One of the best ways for cities to promote cycling might have nothing to do with biking itself. These innovations make bike parking easier, improving transport access, giving bikers peace of mind, and saving urban space. Photo by Joe Newman/Flickr.

For urban commuters, a safe, convenient place to store their bike can be the difference between choosing to cycle and needing to drive. Even in bicycle-friendly cities, cyclists can still face the challenge of having to lug their bike on public transport, or having to take their bike inside their office to prevent it from being stolen. In dense urban areas where space is at a premium, bike parking spaces can be hard to come by. How can cities make bike parking worry free?

Saving urban space through futuristic, underground bike parking

Tokyo might have the answer. With 13 million residents and even more in the surrounding metro area, the city found a creative way to conserve space and make urban cycling more convenient. Engineering firm Giken Seisakusho Co. installed a robotic underground bike parking system – called Eco-cycle – that can store 144 bikes while hardly using any city space. In a matter of seconds, Eco-cycle will drop your bike into an 11-meter deep underground bike storage. You simply mount your bike onto a platform and wait for the system to work like magic. Since the storage is underground, your bike will be free from scratches, rain, and other extreme weather. Eco-cycle is also designed to be anti-seismic, which is important for a city frequently hit by earthquakes. Check out how it works:

The Eco-cycle system only requires space for the bicycle entrance booth above ground, leaving room for parks and other public spaces. This design concept can be applied in cities worldwide, and could be particularly useful in mega-cities such as Beijing or São Paulo. Tokyo’s Eco-cycle is located next to Shinagawa Station – a major railway station in south-central Tokyo – solving the last-mile connectivity problem for many commuters and improving access to public transport.

Making multi-modal transport simple with bike valet

Portland, United States has its own solution to bicycle parking: a bike valet system that helps makes the city’s South Waterfront a multi-modal transport paradise. The system is the largest bike valet parking facility in the country, storing about 260 bikes each day. Parking is free, and users can pay for tune-ups and bike repair services during the day. The facility connects to Portland’s Aerial Tram and light rail system, and to bike paths. It will also soon connect to the largest car-free bridge in the United States. This bike valet service saves commuters’ time and provides peace of mind – as cyclists can drop off their bike to onsite staff and leave for work or school without worrying about parking or theft. See how the bike valet makes commuters’ lives easier:

Transport systems are responsible for 22% of energy-related greenhouse gas emissions, and transport emissions are increasing at a faster rate than any other sector.

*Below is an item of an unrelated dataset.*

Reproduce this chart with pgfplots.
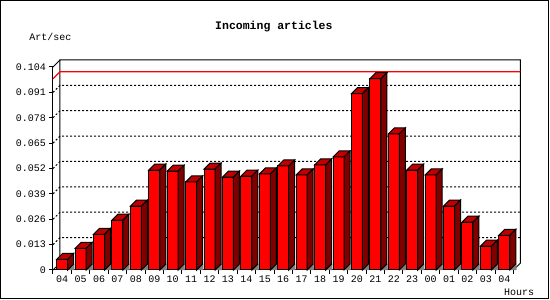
\documentclass[border=0pt]{standalone}
\usepackage{pgfplots}
\pgfplotsset{compat=1.18}
\usepackage{pgfplotstable}
\usepackage{fontspec}
\setmainfont{Liberation Mono}
\setmonofont{Liberation Mono}
\definecolor{barfront}{HTML}{FF0000}
\definecolor{bartop}{HTML}{C00000}
\definecolor{barside}{HTML}{800000}
\definecolor{floorgray}{HTML}{808080}
\pgfdeclareplotmark{emptymark}{}
\pgfplotstableread{
x v
0 0.0055
1 0.0111
2 0.0183
3 0.0255
4 0.0327
5 0.0512
6 0.0507
7 0.0451
8 0.0517
9 0.0476
10 0.0481
11 0.0492
12 0.0533
13 0.0487
14 0.0538
15 0.0579
16 0.0903
17 0.0980
18 0.0697
19 0.0512
20 0.0487
21 0.0327
22 0.0245
23 0.0122
24 0.0178
}\datatable
\begin{document}
\begin{tikzpicture}
\begin{axis}[name=ax, scale only axis, width=460.5pt, height=203pt,
  xmin=-0.5, xmax=24.5, ymin=0, ymax=0.104, clip=false,
  axis x line*=bottom, axis y line*=left,
  axis line style={line width=1pt, black},
  tick align=outside, major tick length=4pt,
  tick style={line width=1pt, black},
  xtick={-0.5,0.5,...,24.5},
  xticklabels={04,05,06,07,08,09,10,11,12,13,14,15,16,17,18,19,20,21,22,23,00,01,02,03,04,{}},
  xticklabel style={xshift=9.21pt, yshift=-0.5pt, font=\fontsize{10}{12}\selectfont, inner sep=1pt},
  ytick={0,0.013,0.026,0.039,0.052,0.065,0.078,0.091,0.104},
  yticklabels={0,0.013,0.026,0.039,0.052,0.065,0.078,0.091,0.104},
  yticklabel style={xshift=-2pt, font=\fontsize{10}{12}\selectfont, inner sep=1pt},
]
% back wall grid
\pgfplotsinvokeforeach{0.013,0.026,0.039,0.052,0.065,0.078,0.091}{
  \draw[line width=1pt, dash pattern=on 2pt off 2pt] (axis cs:-0.5,#1) -- ++(7pt,7pt) -- ([shift={(7pt,7pt)}]axis cs:24.5,#1);
}
% back wall frame
\draw[line width=1pt] ([shift={(7pt,7pt)}]axis cs:-0.5,0) -- ([shift={(7pt,7pt)}]axis cs:-0.5,0.104) -- ([shift={(7pt,7pt)}]axis cs:24.5,0.104) -- ([shift={(7pt,7pt)}]axis cs:24.5,0) -- (axis cs:24.5,0);
\draw[line width=1pt] (axis cs:-0.5,0.104) -- ++(7pt,7pt);
\draw[line width=1pt] (axis cs:-0.5,0) -- ++(7pt,7pt);
% max line
\draw[line width=1.2pt, barfront] (axis cs:-0.5,0.098) -- ++(7pt,7pt) -- ([shift={(7pt,7pt)}]axis cs:24.5,0.098);
% bars front
\addplot[ybar, bar width=11pt, fill=barfront, draw=black, line width=1pt] table[x=x,y=v] {\datatable};
% bars top and side
\addplot[scatter, only marks, mark=emptymark,
  visualization depends on={\thisrow{v}*1951.923 \as \hh},
  scatter/@pre marker code/.code={%
    \pgfmathsetmacro\hb{-\hh}%
    \pgfmathsetmacro\hc{6-\hh}%
    \fill[floorgray] (5.5pt,\hb pt) -- (12pt,\hc pt) -- (12pt,\hb pt) -- cycle;
    \filldraw[fill=bartop, draw=black, line width=1pt] (-5.5pt,0pt) -- (0.5pt,6pt) -- (11.5pt,6pt) -- (5.5pt,0pt) -- cycle;
    \filldraw[fill=barside, draw=black, line width=1pt] (5.5pt,0pt) -- (11.5pt,6pt) -- (11.5pt,\hc pt) -- (5.5pt,\hb pt) -- cycle;
  },
  scatter/@post marker code/.code={},
] table[x=x,y=v] {\datatable};
\end{axis}
\node[font=\bfseries\fontsize{11.5}{14}\selectfont] at ([shift={(220.9pt,243.3pt)}]ax.south west) {Incoming articles};
\node[font=\fontsize{10}{12}\selectfont] at ([shift={(-2.5pt,233.3pt)}]ax.south west) {Art/sec};
\node[font=\fontsize{10}{12}\selectfont] at ([shift={(466.2pt,-22.3pt)}]ax.south west) {Hours};
\draw[line width=1.5pt] ([shift={(-52.25pt,-28.5pt)}]ax.south west) rectangle ([shift={(495.5pt,269.25pt)}]ax.south west);
\path ([shift={(-53pt,-30pt)}]ax.south west) rectangle ([shift={(497pt,270pt)}]ax.south west);
\end{tikzpicture}
\end{document}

To curb this trend, cities should offer low-carbon transport options to provide alternatives to private car use. Making active transport options seamless with daily life is central to shifting away from car culture and reducing greenhouse gas emissions from urban transport. Cities can learn from Portland and Tokyo to make biking simple and convenient. By increasing capacity for biking, walking and other forms of low-carbon transport, cities can improve public health, deliver better environmental outcomes, and become more livable for people.